To be done >> Quote the whole listing word for word. Do not include the pictures.

=== Data ===

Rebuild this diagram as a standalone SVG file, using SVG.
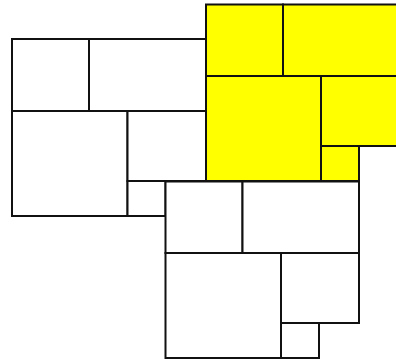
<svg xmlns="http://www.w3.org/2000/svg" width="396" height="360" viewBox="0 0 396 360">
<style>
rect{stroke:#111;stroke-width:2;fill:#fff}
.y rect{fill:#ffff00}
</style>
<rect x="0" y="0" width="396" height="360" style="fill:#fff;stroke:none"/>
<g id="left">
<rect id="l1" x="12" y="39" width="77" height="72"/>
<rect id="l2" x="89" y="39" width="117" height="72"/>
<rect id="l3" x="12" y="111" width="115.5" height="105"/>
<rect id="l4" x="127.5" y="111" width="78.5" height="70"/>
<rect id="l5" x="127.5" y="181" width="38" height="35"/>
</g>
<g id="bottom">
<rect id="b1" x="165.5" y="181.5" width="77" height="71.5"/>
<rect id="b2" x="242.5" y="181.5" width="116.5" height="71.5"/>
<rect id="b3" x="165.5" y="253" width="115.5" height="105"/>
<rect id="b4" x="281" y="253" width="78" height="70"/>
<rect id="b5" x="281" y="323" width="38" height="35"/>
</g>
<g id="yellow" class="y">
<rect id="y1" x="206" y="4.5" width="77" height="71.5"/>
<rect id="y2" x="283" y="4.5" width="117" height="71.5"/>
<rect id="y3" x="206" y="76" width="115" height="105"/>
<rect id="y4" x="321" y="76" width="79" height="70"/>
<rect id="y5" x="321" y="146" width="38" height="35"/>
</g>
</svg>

===

Exercise response >>
Rebuild this diagram as a standalone SVG file, using SVG.
<svg xmlns="http://www.w3.org/2000/svg" width="396" height="360" viewBox="0 0 396 360">
<style>
rect{stroke:#111;stroke-width:2;fill:#fff}
.y rect{fill:#ffff00}
</style>
<rect x="0" y="0" width="396" height="360" style="fill:#fff;stroke:none"/>
<g id="left">
<rect id="l1" x="12" y="39" width="77" height="72"/>
<rect id="l2" x="89" y="39" width="117" height="72"/>
<rect id="l3" x="12" y="111" width="115.5" height="105"/>
<rect id="l4" x="127.5" y="111" width="78.5" height="70"/>
<rect id="l5" x="127.5" y="181" width="38" height="35"/>
</g>
<g id="bottom">
<rect id="b1" x="165.5" y="181.5" width="77" height="71.5"/>
<rect id="b2" x="242.5" y="181.5" width="116.5" height="71.5"/>
<rect id="b3" x="165.5" y="253" width="115.5" height="105"/>
<rect id="b4" x="281" y="253" width="78" height="70"/>
<rect id="b5" x="281" y="323" width="38" height="35"/>
</g>
<g id="yellow" class="y">
<rect id="y1" x="206" y="4.5" width="77" height="71.5"/>
<rect id="y2" x="283" y="4.5" width="117" height="71.5"/>
<rect id="y3" x="206" y="76" width="115" height="105"/>
<rect id="y4" x="321" y="76" width="79" height="70"/>
<rect id="y5" x="321" y="146" width="38" height="35"/>
</g>
</svg>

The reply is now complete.